Historically, an inverted curve has served as one of the signals that point to a looming recession. US treasury yields continued to decline across the Asian session, hitting a new low since September 2017.

"Until markets see encouraging signs of both sides securing a trade deal, this negative sentiment and general risk aversion will most likely continue punishing global equity markets," FXTM research analyst Lukman Otunuga said.

A trader told The Business Times that with uncertainty in the market, "there is a possibility that prices could fall further; shorting the market is an option but it's too hard for now to be longing the market".

In Singapore, trading volume clocked in at 1.13 billion securities or 89 per cent of the daily average in the first four months of 2019.

Total turnover came to $1.04 billion, 2 per cent above the January-to-April daily average.

Across the market, decliners outpaced advancers 215 to 153. The benchmark index had 17 of the STI's 30 components trading in the red.

Among them, Genting Singapore was the benchmark index's most traded stock, with 29.1 million shares changing hands.

The casino operator's shares reversed Tuesday's gains to end one cent or 1.1 per cent down at 88 cents.

The local banks were down as well.

DBS Group Holdings ended 11 cents or 0.4 per cent lower at $24.85, OCBC Bank dropped five cents or 0.5 per cent to $10.89 while United Overseas Bank closed at $24.11, down 20 cents or 0.8 per cent.

IG's Ms Pan noted that lower US treasury yields could have been a drag on the local banking sector.

Meanwhile, Singtel shares rebounded, closing at $3.18, three cents or 1 per cent higher. StarHub shares were unchanged at $1.49.

The telcos were down on Tuesday after recently privatised M1 revealed that it will replace 19 mobile plans with one base plan each for SIM-only and handset bundles.

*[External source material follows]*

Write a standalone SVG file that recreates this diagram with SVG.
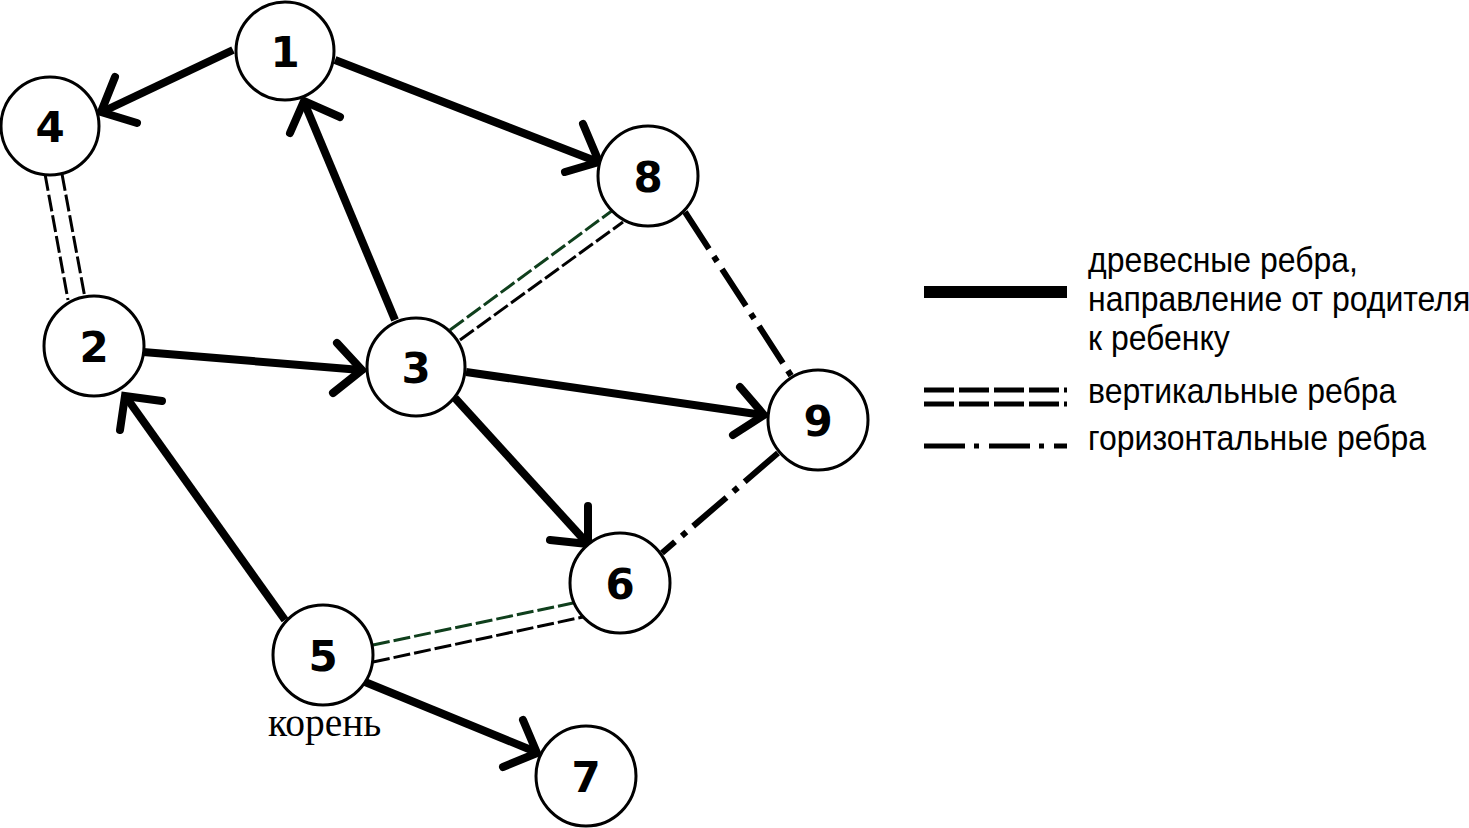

DBS Equity research analyst Sachin Mittal said in a report yesterday that M1's move is likely to have minimal impact on Singtel's earnings "as Singapore mobile accounts for less than 10 per cent of Singtel's bottom line".

Oil prices slumped on trade and growth fears, which impacted some of the smaller oil and gas players.

Rex International shares dropped 0.4 cent or 6.5 per cent to 5.8 cents, and GSS Energy fell 0.2 cent or 2.8 per cent to seven cents.

Investors also turned to shoring up defensive stocks, with Sheng Siong adding two cents or 1.9 per cent to $1.10 and ST Engineering edging up one cent or 0.3 per cent to $3.91.